C’est un livre qui redonne sens à l’humain et donc à l’humanisme. Un livre dont la musique relie chez l’Ecrivain les deux langues, celle du colonisateur et celle du colonisé. Un livre qui n’efface pas la langue du colonisé, qui la fait vivre et palpiter dans le fatras de l’autre langue maniée ici avec une verve singulière.
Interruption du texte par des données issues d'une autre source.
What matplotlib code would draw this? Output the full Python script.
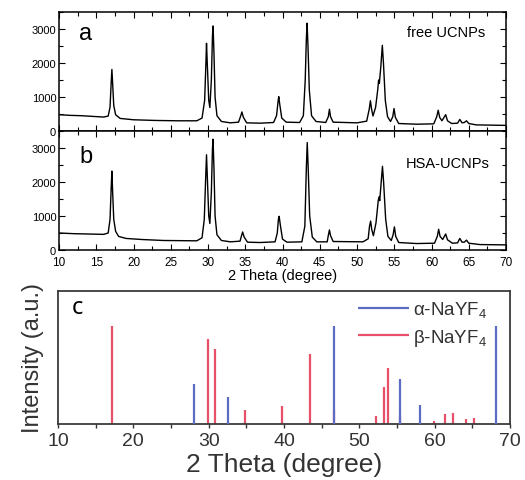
import matplotlib
matplotlib.use("Agg")
import matplotlib.pyplot as plt
from matplotlib.ticker import MultipleLocator, NullFormatter

plt.rcParams['font.family'] = ['Liberation Sans', 'DejaVu Sans']
plt.rcParams['mathtext.fontset'] = 'custom'
plt.rcParams['mathtext.rm'] = 'Liberation Sans'

# XRD pattern, free UCNPs (2theta, counts)
free_tt = [10.0, 11.5, 13.0, 14.5, 16.0, 16.6, 16.85, 17.0, 17.1, 17.2, 17.35, 17.6, 18.2,
           20.0, 23.0, 26.0, 28.5, 29.2, 29.55, 29.72, 29.8, 29.9, 30.1, 30.25, 30.45,
           30.6, 30.68, 30.8, 30.95, 31.2, 31.8, 33.0, 34.1, 34.4, 34.55, 34.75, 35.2,
           37.0, 38.8, 39.2, 39.42, 39.5, 39.62, 39.9, 40.5, 42.3, 42.8, 43.05, 43.2,
           43.3, 43.42, 43.6, 43.9, 44.5, 45.8, 46.15, 46.3, 46.45, 46.8, 50.0, 51.3,
           51.65, 51.8, 51.95, 52.15, 52.5, 52.8, 52.9, 53.0, 53.2, 53.4, 53.55, 53.8,
           54.1, 54.5, 54.8, 54.97, 55.15, 55.6, 58.0, 60.3, 60.7, 60.9, 61.1, 61.4,
           61.9, 62.15, 62.7, 63.5, 63.8, 64.1, 64.4, 64.7, 65.0, 66.0, 70.0]
free_cnt = [480, 460, 450, 430, 410, 440, 700, 1400, 1810, 1400, 750, 480, 370,
            330, 310, 300, 300, 380, 900, 2000, 2580, 2000, 900, 690, 1500,
            2800, 3090, 2300, 1000, 450, 280, 240, 260, 450, 560, 400, 240,
            230, 250, 450, 900, 1010, 800, 380, 260, 250, 450, 1500, 2700,
            3170, 2500, 1200, 450, 280, 250, 420, 640, 420, 260, 240, 290,
            650, 890, 650, 440, 700, 1245, 1500, 1400, 1900, 2520, 2000, 900,
            420, 280, 420, 660, 400, 220, 200, 210, 420, 610, 400, 300,
            480, 300, 220, 230, 340, 240, 250, 300, 220, 180, 165]

# XRD pattern, HSA-UCNPs
hsa_tt = [10.0, 12.0, 14.0, 16.0, 16.6, 16.85, 17.0, 17.1, 17.2, 17.35, 17.6, 18.0,
          19.0, 21.0, 24.0, 28.5, 29.2, 29.5, 29.7, 29.8, 29.9, 30.1, 30.25, 30.45,
          30.6, 30.68, 30.8, 30.95, 31.2, 31.8, 33.0, 34.3, 34.5, 34.65, 34.85, 35.3,
          37.0, 39.0, 39.3, 39.45, 39.55, 39.7, 40.0, 40.6, 42.6, 43.0, 43.2, 43.32,
          43.45, 43.65, 44.0, 44.6, 46.0, 46.15, 46.3, 46.45, 46.8, 50.8, 51.5, 51.68,
          51.83, 51.98, 52.2, 52.55, 52.85, 52.95, 53.05, 53.25, 53.42, 53.57, 53.85,
          54.15, 54.6, 54.85, 55.02, 55.2, 55.6, 58.0, 60.4, 60.78, 60.96, 61.15, 61.5,
          61.9, 62.15, 62.8, 63.5, 63.8, 64.1, 64.4, 64.7, 65.0, 66.5, 70.0]
hsa_cnt = [500, 480, 470, 460, 500, 900, 1800, 2320, 1700, 900, 550, 400,
           340, 310, 280, 270, 360, 900, 2200, 2800, 2200, 1000, 780, 1700,
           3000, 3260, 2400, 1000, 450, 280, 240, 260, 420, 530, 380, 230,
           220, 240, 500, 900, 990, 750, 320, 230, 240, 700, 2400, 3160,
           2400, 1000, 380, 240, 240, 430, 590, 420, 250, 240, 330, 700,
           850, 600, 420, 800, 1450, 1560, 1450, 2000, 2460, 2000, 900,
           400, 280, 450, 680, 400, 220, 190, 200, 400, 610, 400, 310,
           470, 300, 200, 210, 340, 230, 230, 290, 200, 160, 150]

# reference lines
beta_tt = [17.2, 29.95, 30.85, 34.8, 39.7, 43.5, 46.6, 52.2, 53.3, 53.8, 55.4,
           59.9, 61.35, 62.4, 64.2, 65.2]
beta_int = [74, 63.8, 56.3, 10.5, 13.5, 52.5, 10.8, 6, 27.5, 41.8, 7,
            2.5, 7.5, 8.3, 3.8, 4.5]
alpha_tt = [28.05, 32.5, 46.7, 55.4, 58.1, 68.2]
alpha_int = [30, 20.5, 74, 33.5, 14.3, 74]

W, H = 525, 481
fig = plt.figure(figsize=(W / 100, H / 100), dpi=100)


def frac(left, top, right, bottom):
    return [left / W, 1 - bottom / H, (right - left) / W, (bottom - top) / H]


def xrd_panel(ax, tt, cnt, letter, name, letter_y, name_y, name_x):
    ax.plot(tt, cnt, color='black', lw=1.0)
    ax.set_xlim(10, 70)
    ax.set_ylim(0, 3500)
    ax.xaxis.set_major_locator(MultipleLocator(5))
    ax.xaxis.set_minor_locator(MultipleLocator(2.5))
    ax.yaxis.set_major_locator(MultipleLocator(1000))
    ax.yaxis.set_minor_locator(MultipleLocator(500))
    ax.tick_params(which='both', direction='in', top=True, right=True,
                   labelsize=8, width=0.8, pad=2)
    ax.tick_params(which='major', length=4)
    ax.tick_params(which='minor', length=3)
    for s in ax.spines.values():
        s.set_linewidth(1.1)
    ax.text(0.045, letter_y, letter, transform=ax.transAxes, fontsize=17,
            va='center', ha='left')
    ax.text(name_x, name_y, name, transform=ax.transAxes, fontsize=10.5,
            va='center', ha='right')


ax_a = fig.add_axes(frac(59, 13, 506, 132))
ax_b = fig.add_axes(frac(59, 132, 506, 251))
xrd_panel(ax_a, free_tt, free_cnt, 'a', 'free UCNPs', 0.82, 0.83, 0.953)
xrd_panel(ax_b, hsa_tt, hsa_cnt, 'b', 'HSA-UCNPs', 0.79, 0.73, 0.964)
ax_a.xaxis.set_major_formatter(NullFormatter())
ax_b.tick_params(axis='x', pad=4, labelsize=8.5)
ax_b.set_xlabel('2 Theta (degree)', fontsize=10.5, labelpad=0)

# standard patterns
ax_c = fig.add_axes(frac(58, 292, 510, 425))
ax_c.vlines(alpha_tt, 0, alpha_int, color='#5b6cc2', lw=1.6,
            label='α-NaYF$_4$', zorder=3)
ax_c.vlines(beta_tt, 0, beta_int, color='#e8506a', lw=1.6,
            label='β-NaYF$_4$', zorder=2)
ax_c.set_xlim(10, 70)
ax_c.set_ylim(0, 100)
ax_c.set_yticks([])
ax_c.xaxis.set_major_locator(MultipleLocator(10))
ax_c.xaxis.set_minor_locator(MultipleLocator(5))
ax_c.tick_params(which='both', direction='out', length=3, width=1.0,
                 colors='#333333', labelsize=14, pad=3)
for s in ax_c.spines.values():
    s.set_linewidth(1.3)
    s.set_color('#3a3a3a')
ax_c.set_xlabel('2 Theta (degree)', fontsize=19, color='#333333', labelpad=2)
ax_c.set_ylabel('Intensity (a.u.)', fontsize=17, color='#333333', labelpad=10)
ax_c.text(0.03, 0.88, 'c', transform=ax_c.transAxes, fontsize=17,
          family=['Noto Sans', 'DejaVu Sans'], va='center', ha='left')
ax_c.legend(loc='upper right', bbox_to_anchor=(0.965, 0.99), frameon=False,
            fontsize=13.5, handlelength=2.7, handletextpad=0.2,
            labelspacing=0.35, borderaxespad=0, labelcolor='#333333')

fig.savefig('out.png', dpi=100)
Un livre qui fait renaître quelques onces d’optimisme chez le vieux Lecteur.

« Mes racines profondes sont ancrées dans ce monde, le domaine des esprits, ce territoire où n’importe quel esprit humain peut s’approprier le produit de tout esprit humain sans déposséder personne, le territoire des langues, le territoire des connaissances, le territoire des arts, ce territoire que n’importe qui peut arpenter, débarrassé des identifiants au nom desquels on exige passeport, carte d’identité, étiquette, allégeance à l’Histoire, et autres brevets d’humanité, de cette humanité dont la définition demeure sous haute surveillance. »

Et puis pour clore le propos : « nous, les en-bas des en-bas, nous qui pratiquons jour après jour cette magie ni noire ni blanche, une magie ordinaire qui consiste à multiplier zéro par zéro pour avoir un, il nous était difficile de croire que le grand-père avait compté parmi « les en-haut des en-haut ».